It's easy to see what Olivier and Dent were trying for when they rearranged the scenes. As Shakespeare wrote it, Hamlet circles back on itself structurally—if you got coverage on it from a studio executive today, there are lots of scenes that would be excised completely. I.ii, I.iv., and I.v. all have scenes where Hamlet learns about, sees, and talks to his father's ghost; IV.v., IV.vi., and IV.vii. all have scenes of Laertes and Claudius plotting. I can envision page after page of the First Folio with "Do we need this beat again?" scrawled on it. So Olivier and Dent reorganized the play into loosely defined sequences. The part of I.ii. where Hamlet's friends tell him about the ghost has been moved to later, immediately before I.iv. and I.v., forming a loose sequence that might be titled "Hamlet deals with the ghost." The section in II.ii. where the Players arrive and III.ii. (the performance of The Mousetrap) are now adjacent. But while there's less jumping around, this leads to some strange lapses in causality. Olivier and Dent set all the Claudius/Laertes scenes as one giant conversation just after Ophelia's death. But half of the dialogue comes from scenes that are normally before she is dead, so some of the time he seems a little blasé about his dead sister. Still, if you can live with a few off notes, you can make a case that the momentum Olivier picks up by grouping these sequences is worth the cost.

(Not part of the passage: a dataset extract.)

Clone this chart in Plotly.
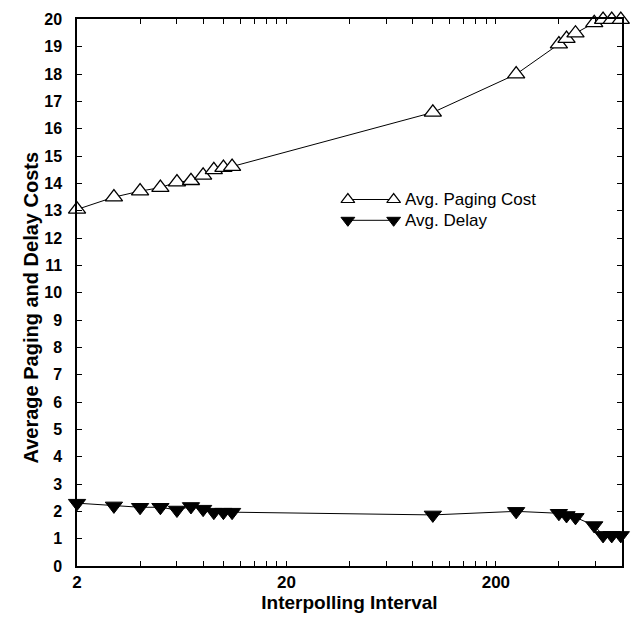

It's harder to defend the outright cuts Olivier has made. Rosencrantz and Guildenstern aren't dead, they've completely vanished. Fortinbras is also missing. And a lot of the plot's mechanics just don't work. The plot to kill Hamlet in England disappears without much explanation, apparently without Hamlet discovering that Claudius wanted him dead. Polonius has to take over Rosencrantz and Guildenstern's investigation into Hamlet's madness, which makes the Hamlet's hostility seem more justified than it should be. And for a production supposedly dedicated to Hamlet's indecision, most of the dialogue that explains why he might be indecisive is gone. You can't write this off completely as a lack of time: Olivier found time to keep Hamlet's acting advice to the players nearly uncut, arguably the most self-indulgent lines in the entire play. But some of the most important information has gone missing, and is sorely missed. Take The Mousetrap, the centerpiece of the play. This is the scene where Hamlet discovers without a doubt that Claudius is guilty; it's a critical moment for him and for the plot. In the text, Hamlet explains what he's up to like this:

...I'll have these players
Play something like the murder of my father
Before mine uncle: I'll observe his looks;
I'll tent him to the quick: if he but blench,
I know my course. The spirit that I have seen
May be the devil: and the devil hath power
To assume a pleasing shape; yea, and perhaps
Out of my weakness and my melancholy,
As he is very potent with such spirits,
Abuses me to damn me: I'll have grounds
More relative than this: the play's the thing
Wherein I'll catch the conscience of the king.

It's expository dialogue, but it's critical information, especially if you're focusing on Hamlet's indecison. But in Olivier and Dent's screenplay, all this is gone except the last couplet, which Olivier delivers as a triumphant yell.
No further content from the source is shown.